Okay, I did a lot more fiddling with this last night - largely thanks to this YouTube tutorial: https://www.youtube.com/watch?v=ag1Z-0qKLwA

About 20 mins in there's a bit where the guy builds a series of 2D sprites and uses keyframes (which, yes, you're right, I should flipping well love a lot more) and a timeline. The key bit I was completely missing here was visibility and invisibility, so I ended up doing the following, which worked for me

1) Create each model of the frames of animation (in my case, it was 4 "sprites" of a flamingo flapping its wings)

2) Switch on 'turn off invisiblity preview' in the guides menu. This is important, because you'll be using invisibility / visibility to control what gets shown in each keyframe

3) Once that's done, make all but the first 'frame' of your animation (your first object) invisible.

4) Drop in your first keyframe, then instantly 'stop recording' - that'll preserve the 1st position state of all your objects

5) Clone that first keyframe on your timeline, then make your first frame object invisible, your second visible then click 'stop recording'

6) Do this as many times as you need to for the remaining frames / objects in turn - When you preview it, what you should see is all your frame objects blinking on then off in turn - ANIMATION! YAY!

7) This bit's important if you want to move that object at any point. Group all your frame objects together (whether they're visible or invisible).

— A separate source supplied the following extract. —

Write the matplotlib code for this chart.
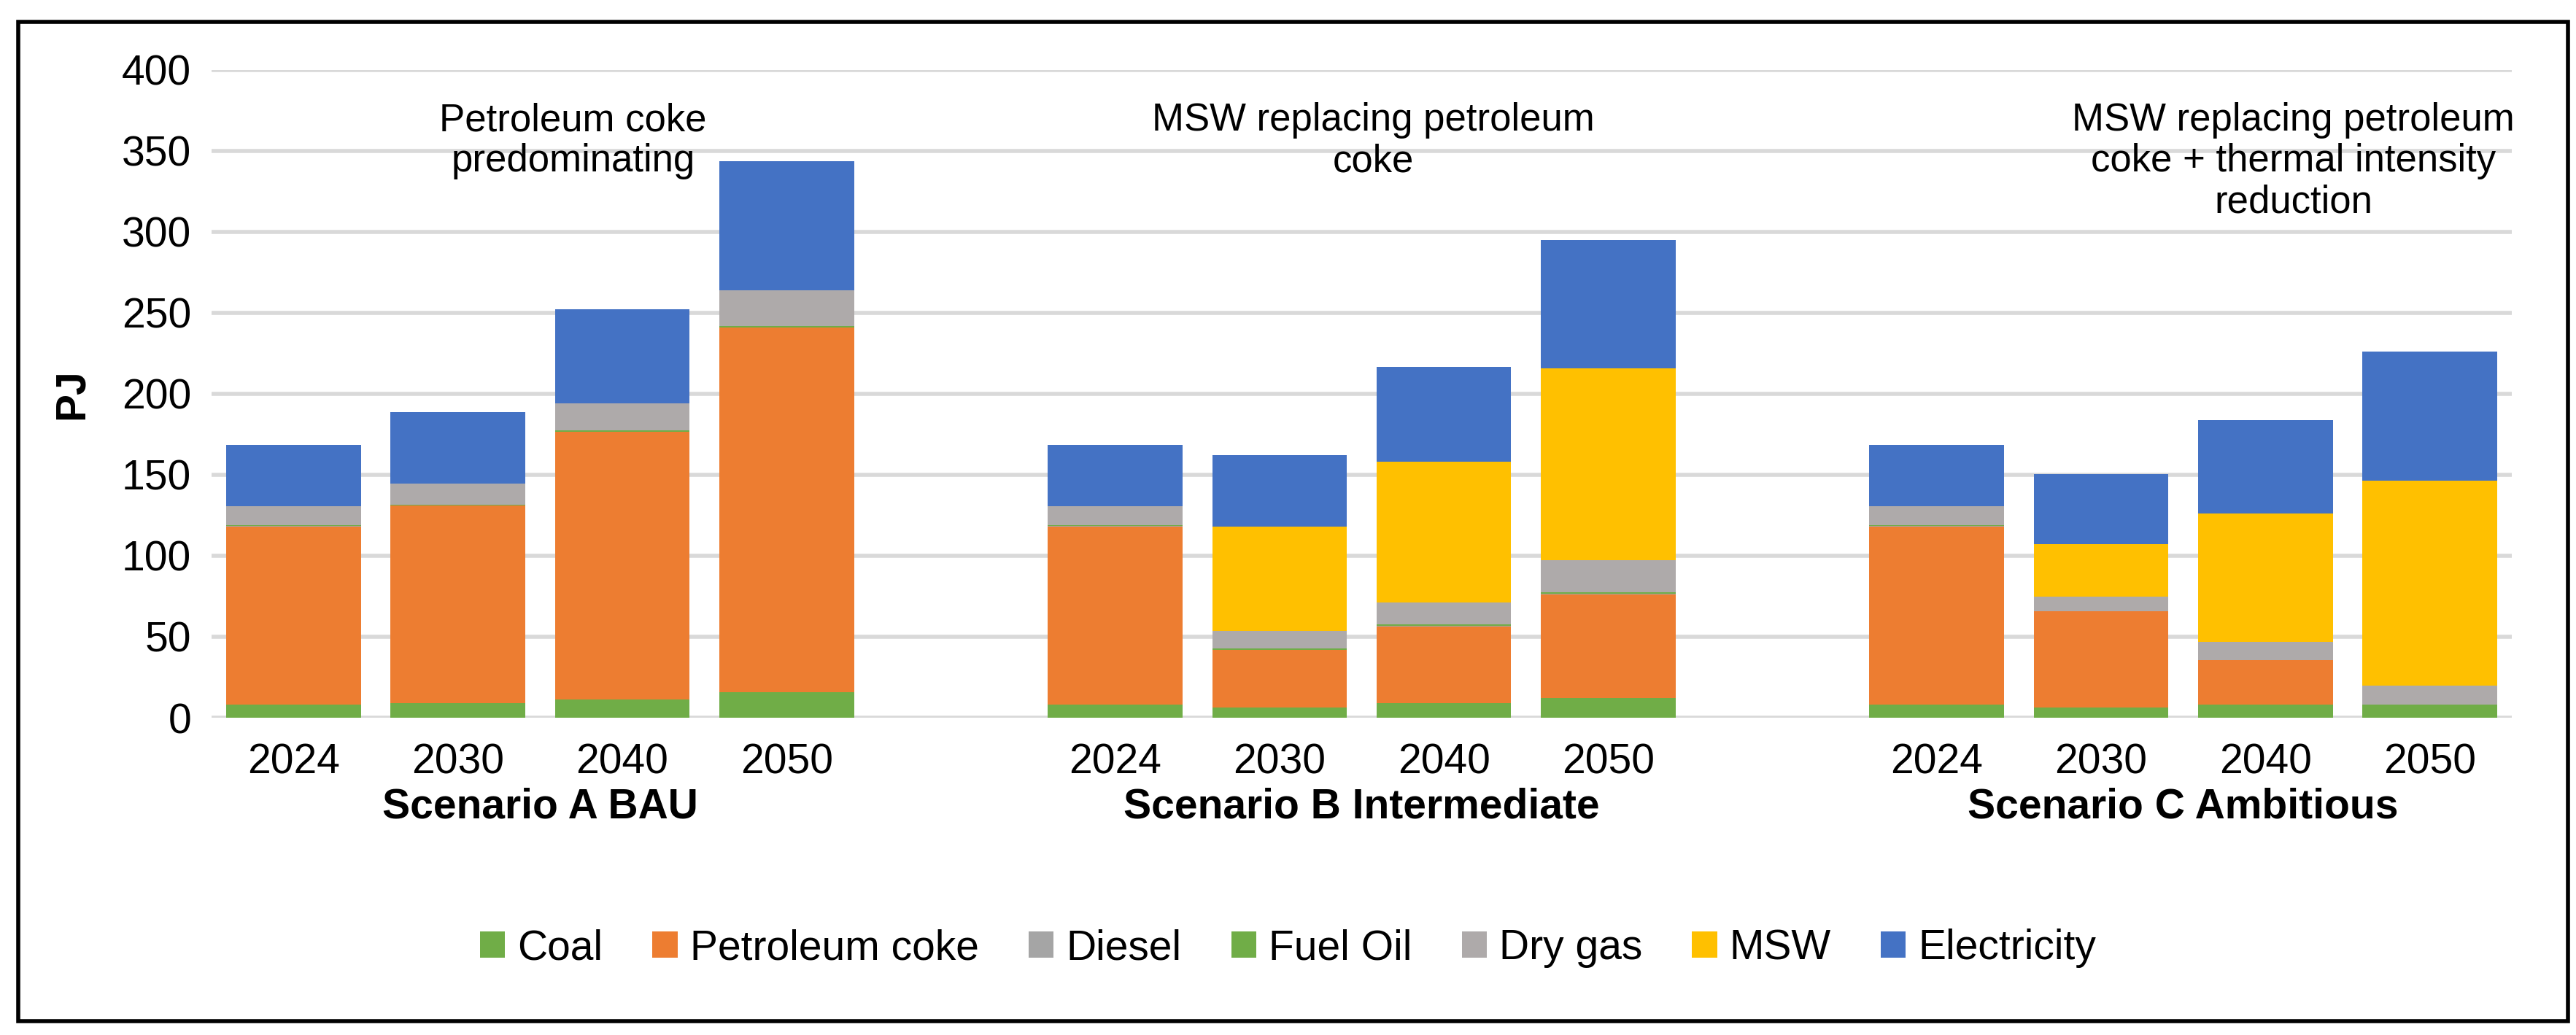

8) Scope into that group, and lay all your frame objects on top of each other so that they overlay (this can be quite tricky unless you have something in your object as a common frame of reference - I was lucky in mine that the 'head' position of the sprite doesn't alter for all frames of the animation, so I just used that as the 'guide' to accurately place them so they all line up - you could of course just use a frame or the grid to do the same - in fact I'd strongly recommend use of the grid!)

9) Last but not least, and this bit's pretty important - rewind your creation then preview it (remembering to rewind it again once you come out of preview mode). Et voila, you should have a proper 'frame by frame' animation in a 2D stylee!

Have a look at my "Flapping Flamingo" creation to see the result, and the very very simple logic I used. I'm now looking at making that flamingo flap across a set path on the screen before stopping, turning around then flapping the other way (I initially thought I could do this very simply but got some very odd results trying to do this as a simple tween animation so might have to think again). Showing and hiding objects is a great idea though, would never have thought of that as an approach!